The good news is that there aren’t as many types of asparagus sold so, unlike other types of produce, there is a good chance it will be okay in your garden.
How long will asparagus keep growing?
Even though asparagus is a perennial plant, it does have a lifespan. You can expect your plant to grow for about 20 years.
Keep in mind that you need to wait for two to three years after first planting asparagus before you can harvest it. The plant needs time to take hold and mature.
Can asparagus fern grow from cuttings?
Even though it shares a name, asparagus fern is much different from the plant you are used to eating. In fact, the houseplant gets its name because it looks like the top part of asparagus, even though it is not actually related.
Asparagus fern is a herbaceous perennial. It prefers warm climates which makes it ideal for indoor planting.

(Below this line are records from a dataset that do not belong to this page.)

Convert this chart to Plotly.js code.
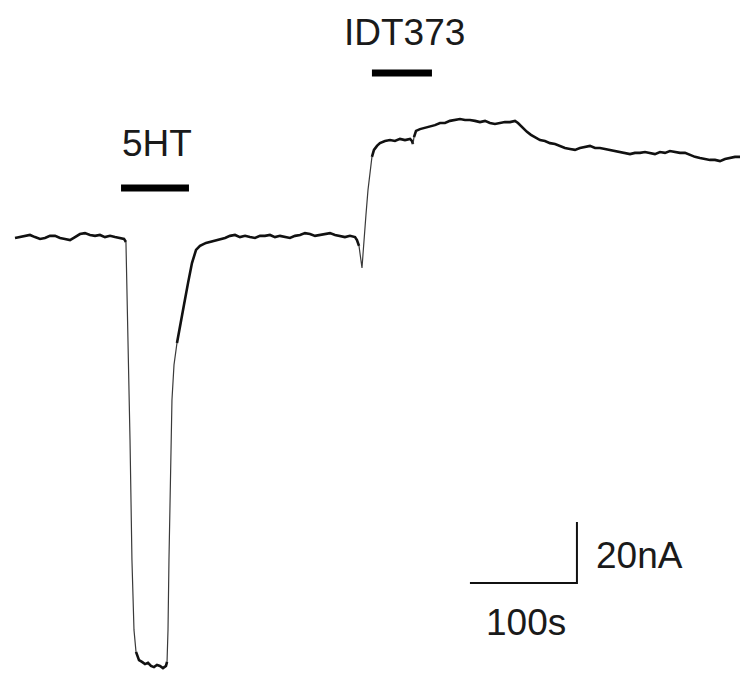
<!DOCTYPE html>
<html>
<head>
<meta charset="utf-8">
<script src="https://cdn.plot.ly/plotly-3.0.1.min.js"></script>
<style>html,body{margin:0;padding:0;background:#fff;}#chart{width:740px;height:675px;}</style>
</head>
<body>
<div id="chart"></div>
<script>
// Recording time (s) and membrane current (nA)
const timeSec = [
  0,4.7,9.3,14.0,18.7,23.4,28.0,32.7,37.4,42.1,46.7,51.4,56.1,60.7,65.4,70.1,74.8,79.4,84.1,88.8,93.5,98.1,101.9,103.7,
  105.6,107.5,109.3,111.2,113.1,115.9,
  118.7,121.5,124.3,127.1,129.9,132.7,135.5,138.3,141.1,142.1,
  143.0,143.9,144.9,145.8,146.7,148.6,151.4,154.2,157.9,161.7,165.4,169.2,172.9,178.5,185.0,191.6,
  196.3,200.9,205.6,210.3,215.0,219.6,224.3,229.0,233.6,238.3,243.0,247.7,252.3,257.0,261.7,266.4,271.0,275.7,280.4,285.0,289.7,294.4,299.1,303.7,308.4,313.1,317.8,
  319.6,321.5,322.4,323.4,324.3,325.2,326.2,328.0,329.9,331.8,333.6,335.5,338.3,341.1,
  345.8,350.5,355.1,359.8,364.5,369.2,371.0,372.0,372.9,374.8,378.5,383.2,387.9,392.5,397.2,401.9,406.5,411.2,415.9,420.6,425.2,429.9,434.6,439.3,443.9,448.6,453.3,457.9,462.6,467.3,470.1,
  473.8,478.5,482.2,486.0,490.7,495.3,500.0,504.7,509.3,514.0,518.7,523.4,528.0,532.7,537.4,542.1,546.7,551.4,556.1,560.7,565.4,570.1,574.8,579.4,584.1,588.8,593.5,598.1,602.8,607.5,612.1,616.8,621.5,626.2,630.8,635.5,640.2,644.9,649.5,654.2,658.9,663.6,668.2,672.9,677.6
];
const currentNA = [
  0,0.3,0.7,1.0,0.3,-0.3,0,0.7,0.7,0,-0.3,-0.7,0.3,1.3,1.6,1.0,0.7,1.0,0.3,0.7,0.3,0,-0.3,-1.3,
  -28.9,-66.2,-105.6,-128.5,-135.7,-138.4,
  -139.0,-139.7,-139.3,-140.3,-140.7,-140.0,-140.3,-141.0,-140.3,-139.0,
  -128.5,-105.6,-85.9,-66.2,-53.1,-41.6,-34.4,-29.5,-22.0,-14.8,-8.2,-3.9,-2.6,-1.6,-1.0,-0.3,
  0,0.7,1.0,0.3,0.7,0.3,0,0.7,0.7,1.0,0.3,0.7,0.3,0,0.7,1.0,1.6,1.3,0.7,1.0,1.3,1.6,1.0,0.7,0.3,0.7,0.3,
  -0.7,-2.6,-4.6,-7.2,-9.8,-5.6,0,7.5,15.7,22.3,26.6,28.9,30.2,31.1,
  31.8,32.1,31.8,32.5,32.1,32.5,31.8,30.8,33.1,35.1,35.7,36.1,36.7,37.0,37.7,37.7,38.4,38.7,39.0,38.7,38.7,38.4,38.0,38.4,37.7,37.4,37.7,38.0,38.0,38.4,37.7,
  36.4,34.8,33.8,33.1,32.1,31.8,31.1,30.8,30.2,29.5,29.2,28.9,29.5,29.8,30.2,29.5,29.5,29.2,28.9,28.5,28.2,27.9,27.5,27.9,27.9,28.2,27.9,27.5,28.2,27.9,28.5,28.2,27.9,27.9,27.2,26.6,26.2,25.9,25.6,25.6,25.2,25.9,26.2,26.6,26.6
];
// Drug application periods (s)
const drugNames = ["5HT", "IDT373"];
const drugStart = [99.1, 333.6];
const drugEnd = [162.6, 389.7];
// Scale bar sizes
const scaleTimeSec = 100;
const scaleCurrentNA = 20;
const scaleTimeLabel = "100s";
const scaleCurrentLabel = "20nA";

// Split trace into flat (thick) and steep (thin) runs
const traces = [];
function pushRun(xs, ys, steep) {
  traces.push({
    x: xs, y: ys, type: "scatter", mode: "lines", hoverinfo: "skip", showlegend: false,
    line: steep ? {color: "#3a3a3a", width: 1.2} : {color: "#111", width: 2.6, shape: "linear"}
  });
}
let runX = [timeSec[0]], runY = [currentNA[0]], runSteep = null;
for (let i = 0; i < timeSec.length - 1; i++) {
  const slope = Math.abs((currentNA[i+1] - currentNA[i]) / (timeSec[i+1] - timeSec[i]));
  const steep = slope > 2.2;
  if (runSteep === null) runSteep = steep;
  if (steep !== runSteep) {
    pushRun(runX, runY, runSteep);
    runX = [timeSec[i]]; runY = [currentNA[i]]; runSteep = steep;
  }
  runX.push(timeSec[i+1]); runY.push(currentNA[i+1]);
}
pushRun(runX, runY, runSteep);

const fontSpec = {family: "Liberation Sans, Arial, sans-serif", size: 37, color: "#1a1a1a"};

// Drug bars
const barLevel = [16.4, 54.1];
const labelLevel = [31.0, 67.4];
const annotations = [];
for (let k = 0; k < drugNames.length; k++) {
  traces.push({
    x: [drugStart[k], drugEnd[k]], y: [barLevel[k], barLevel[k]],
    type: "scatter", mode: "lines", hoverinfo: "skip", showlegend: false,
    line: {color: "#000", width: 7}
  });
  annotations.push({
    x: (drugStart[k] + drugEnd[k]) / 2 + 2, y: labelLevel[k], xref: "x", yref: "y",
    text: drugNames[k], showarrow: false, xanchor: "center", yanchor: "middle",
    font: fontSpec
  });
}

// Scale bar
const sbX0 = 425.2, sbY0 = -113.1;
traces.push({
  x: [sbX0, sbX0 + scaleTimeSec, sbX0 + scaleTimeSec],
  y: [sbY0, sbY0, sbY0 + scaleCurrentNA],
  type: "scatter", mode: "lines", hoverinfo: "skip", showlegend: false,
  line: {color: "#111", width: 2}
});
annotations.push({
  x: sbX0 + scaleTimeSec / 2 + 2, y: sbY0 - 13, xref: "x", yref: "y",
  text: scaleTimeLabel, showarrow: false, xanchor: "center", yanchor: "middle",
  font: fontSpec
});
annotations.push({
  x: sbX0 + scaleTimeSec + 16, y: sbY0 + 9, xref: "x", yref: "y",
  text: scaleCurrentLabel, showarrow: false, xanchor: "left", yanchor: "middle",
  font: fontSpec
});

const layout = {
  width: 740, height: 675,
  margin: {l: 0, r: 0, t: 0, b: 0},
  paper_bgcolor: "#fff", plot_bgcolor: "#fff",
  xaxis: {range: [-14.02, 677.6], visible: false, fixedrange: true},
  yaxis: {range: [-143.28, 78.03], visible: false, fixedrange: true},
  annotations: annotations,
  showlegend: false
};
Plotly.newPlot("chart", traces, layout, {displayModeBar: false, staticPlot: true});
</script>
</body>
</html>
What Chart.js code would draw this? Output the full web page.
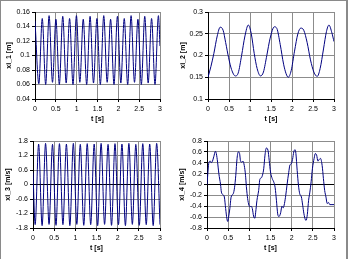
<!DOCTYPE html>
<html>
<head>
<meta charset="utf-8">
<script src="https://cdn.jsdelivr.net/npm/chart.js@4.4.1/dist/chart.umd.min.js"></script>
<style>
  html, body { margin: 0; padding: 0; background: #fff; }
  #frame { position: absolute; left: 0; top: 0; width: 345px; height: 270px;
           border-left: 1px solid #8a8a8a; border-top: 1px solid #8a8a8a; border-right: 2px solid #8a8a8a; }
  .box { position: absolute; width: 174px; height: 129px; }
</style>
</head>
<body>
<div id="frame"></div>
<div class="box" style="left:0;top:0"><canvas id="c1" width="174" height="129"></canvas></div>
<div class="box" style="left:174px;top:0"><canvas id="c2" width="174" height="129"></canvas></div>
<div class="box" style="left:0;top:129px"><canvas id="c3" width="174" height="129"></canvas></div>
<div class="box" style="left:174px;top:129px"><canvas id="c4" width="174" height="129"></canvas></div>
<script>
// xi_1 [m] - peaks and troughs
const t1 = [0, 0.092, 0.174, 0.256, 0.338, 0.420, 0.502, 0.584, 0.666, 0.748, 0.830, 0.912, 0.994, 1.076,
  1.158, 1.240, 1.322, 1.404, 1.486, 1.568, 1.650, 1.732, 1.814, 1.896, 1.978, 2.060, 2.142, 2.224,
  2.306, 2.388, 2.470, 2.552, 2.634, 2.716, 2.798, 2.880, 2.962, 3.0];
const xi1 = [0.148, 0.061, 0.151, 0.060, 0.155, 0.063, 0.150, 0.060, 0.154, 0.062, 0.151, 0.060, 0.155, 0.063,
  0.150, 0.060, 0.154, 0.062, 0.151, 0.060, 0.155, 0.063, 0.150, 0.060, 0.154, 0.062, 0.151, 0.060,
  0.155, 0.063, 0.150, 0.060, 0.154, 0.062, 0.151, 0.060, 0.155, 0.113];

// xi_2 [m]
const t2 = [0, 0.07, 0.14, 0.22, 0.29, 0.36, 0.42, 0.49, 0.56, 0.65, 0.72, 0.80, 0.88, 0.96, 1.03, 1.10,
  1.17, 1.25, 1.32, 1.40, 1.48, 1.58, 1.64, 1.72, 1.80, 1.86, 1.91, 1.98, 2.06, 2.14, 2.21, 2.28,
  2.36, 2.44, 2.52, 2.60, 2.67, 2.75, 2.82, 2.88, 2.95, 3.0];
const xi2 = [0.150, 0.175, 0.205, 0.245, 0.265, 0.258, 0.230, 0.195, 0.168, 0.153, 0.160, 0.200, 0.245, 0.270, 0.250, 0.205,
  0.170, 0.153, 0.162, 0.200, 0.240, 0.266, 0.262, 0.225, 0.180, 0.158, 0.150, 0.165, 0.210, 0.250, 0.263, 0.258,
  0.230, 0.190, 0.162, 0.152, 0.170, 0.215, 0.255, 0.270, 0.252, 0.232];

// xi_3 [m/s]
const t3 = [0, 0.051, 0.133, 0.215, 0.297, 0.379, 0.461, 0.543, 0.625, 0.707, 0.789, 0.871, 0.953, 1.035,
  1.117, 1.199, 1.281, 1.363, 1.445, 1.527, 1.609, 1.691, 1.773, 1.855, 1.937, 2.019, 2.101, 2.183,
  2.265, 2.347, 2.429, 2.511, 2.593, 2.675, 2.757, 2.839, 2.921, 3.0];
const xi3 = [0.5, -1.66, 1.67, -1.70, 1.70, -1.65, 1.66, -1.69, 1.69, -1.66, 1.67, -1.70, 1.70, -1.65,
  1.66, -1.69, 1.69, -1.66, 1.67, -1.70, 1.70, -1.65, 1.66, -1.69, 1.69, -1.66, 1.67, -1.70,
  1.70, -1.65, 1.66, -1.69, 1.69, -1.66, 1.67, -1.70, 1.70, -1.66];

// xi_4 [m/s]
const t4 = [0, 0.047, 0.08, 0.10, 0.13, 0.16, 0.20, 0.22, 0.25, 0.28, 0.32, 0.34, 0.38, 0.41, 0.44, 0.47,
  0.49, 0.51, 0.54, 0.57, 0.62, 0.65, 0.68, 0.71, 0.74, 0.77, 0.79, 0.82, 0.85, 0.88, 0.91, 0.93,
  0.96, 0.99, 1.01, 1.04, 1.07, 1.10, 1.13, 1.15, 1.18, 1.22, 1.25, 1.28, 1.31, 1.34, 1.37, 1.40,
  1.44, 1.47, 1.50, 1.54, 1.58, 1.61, 1.64, 1.67, 1.70, 1.74, 1.77, 1.80, 1.83, 1.86, 1.89, 1.93,
  1.96, 1.99, 2.02, 2.05, 2.08, 2.10, 2.13, 2.16, 2.19, 2.23, 2.26, 2.29, 2.32, 2.34, 2.37, 2.40,
  2.43, 2.46, 2.49, 2.53, 2.56, 2.59, 2.62, 2.65, 2.68, 2.72, 2.75, 2.78, 2.81, 2.84, 2.87, 2.90,
  2.93, 3.0];
const xi4 = [0.0, 0.41, 0.43, 0.40, 0.43, 0.51, 0.61, 0.57, 0.41, 0.20, 0.0, -0.14, -0.19, -0.23, -0.44, -0.63,
  -0.68, -0.60, -0.44, -0.23, -0.17, -0.06, 0.17, 0.48, 0.60, 0.57, 0.44, 0.41, 0.43, 0.35, 0.17, -0.04,
  -0.26, -0.38, -0.41, -0.40, -0.44, -0.58, -0.62, -0.51, -0.29, -0.11, 0.10, 0.12, 0.17, 0.29, 0.54, 0.67,
  0.63, 0.44, 0.23, 0.11, 0.04, -0.06, -0.29, -0.54, -0.59, -0.52, -0.40, -0.43, -0.35, -0.20, -0.01, 0.22,
  0.36, 0.38, 0.46, 0.60, 0.64, 0.57, 0.26, -0.01, -0.17, -0.23, -0.38, -0.54, -0.64, -0.66, -0.55, -0.29,
  -0.14, 0.05, 0.29, 0.48, 0.57, 0.54, 0.43, 0.46, 0.48, 0.35, 0.11, -0.11, -0.23, -0.35, -0.33, -0.37,
  -0.37, -0.37];

// axis ranges (min, max, step) and labels
const xRange = [0, 3, 0.5];
const yRange1 = [0.04, 0.16, 0.02];
const yRange2 = [0.1, 0.3, 0.05];
const yRange3 = [-1.8, 1.8, 0.6];
const yRange4 = [-0.8, 0.8, 0.2];
const xTitle = 't [s]';
const yTitles = ['xi_1 [m]', 'xi_2 [m]', 'xi_3 [m/s]', 'xi_4 [m/s]'];

Chart.defaults.font.family = 'Liberation Sans, Arial, sans-serif';
Chart.defaults.font.size = 7;
Chart.defaults.color = '#000';

// excel style numbers: 0.1 not 0.10, 1 not 1.0
const fmt = v => String(Math.round(v * 1000) / 1000);

function makeChart(id, t, v, yr, yTitle, leftPad, yWidth) {
    const pts = t.map((x, i) => ({ x: x, y: v[i] }));
    new Chart(document.getElementById(id), {
        type: 'line',
        data: { datasets: [{ data: pts, borderColor: '#000080', borderWidth: 1, pointRadius: 0,
                             cubicInterpolationMode: 'monotone', fill: false }] },
        options: {
            responsive: false,
            animation: false,
            events: [],
            layout: { padding: { left: leftPad, right: 14, top: 12, bottom: 2 } },
            plugins: { legend: { display: false }, tooltip: { enabled: false } },
            scales: {
                x: {
                    type: 'linear', min: xRange[0], max: xRange[1],
                    ticks: { stepSize: xRange[2], padding: 3, maxRotation: 0, autoSkip: false, callback: fmt },
                    grid: { color: '#8c8c8c', tickLength: 3, tickColor: '#000' },
                    border: { color: '#000' },
                    title: { display: true, text: xTitle, font: { weight: 'bold' }, padding: { top: 2, bottom: 4 } },
                    afterFit: s => { s.height = 28; }
                },
                y: {
                    min: yr[0], max: yr[1],
                    ticks: { stepSize: yr[2], padding: 2, autoSkip: false, callback: fmt },
                    grid: { color: c => (c.tick && c.tick.value === 0 ? '#000' : '#8c8c8c'), tickLength: 3, tickColor: '#000' },
                    border: { color: '#000' },
                    title: { display: true, text: yTitle, font: { weight: 'bold' }, padding: { top: 0, bottom: 0 } },
                    afterFit: s => { s.width = yWidth; }
                }
            }
        }
    });
}

makeChart('c1', t1, xi1, yRange1, yTitles[0], 5, 30);
makeChart('c2', t2, xi2, yRange2, yTitles[1], 5, 29);
makeChart('c3', t3, xi3, yRange3, yTitles[2], 4, 29);
makeChart('c4', t4, xi4, yRange4, yTitles[3], 4, 29);
</script>
</body>
</html>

The foliage is a lush blue/green color and has white flowers. Furthermore, this plant will grow to be just 1 to 3 feet tall.
The best way to propagate this plant is by digging up tubers that grow just below the surface. You can easily divide these tubers and plant them in other pots or areas, and both the original and the cutting will grow.
Another option is to harvest the red berries that the plant develops, usually between summer and winter. You can then plant the berries and in just a few months have a new asparagus fern plant.
Propagating asparagus is relatively simple. Dig out some of the root structure from an existing asparagus plant and gently separate a clump. Then, place it in a new area of your garden with soil that contains compost and fertilizer.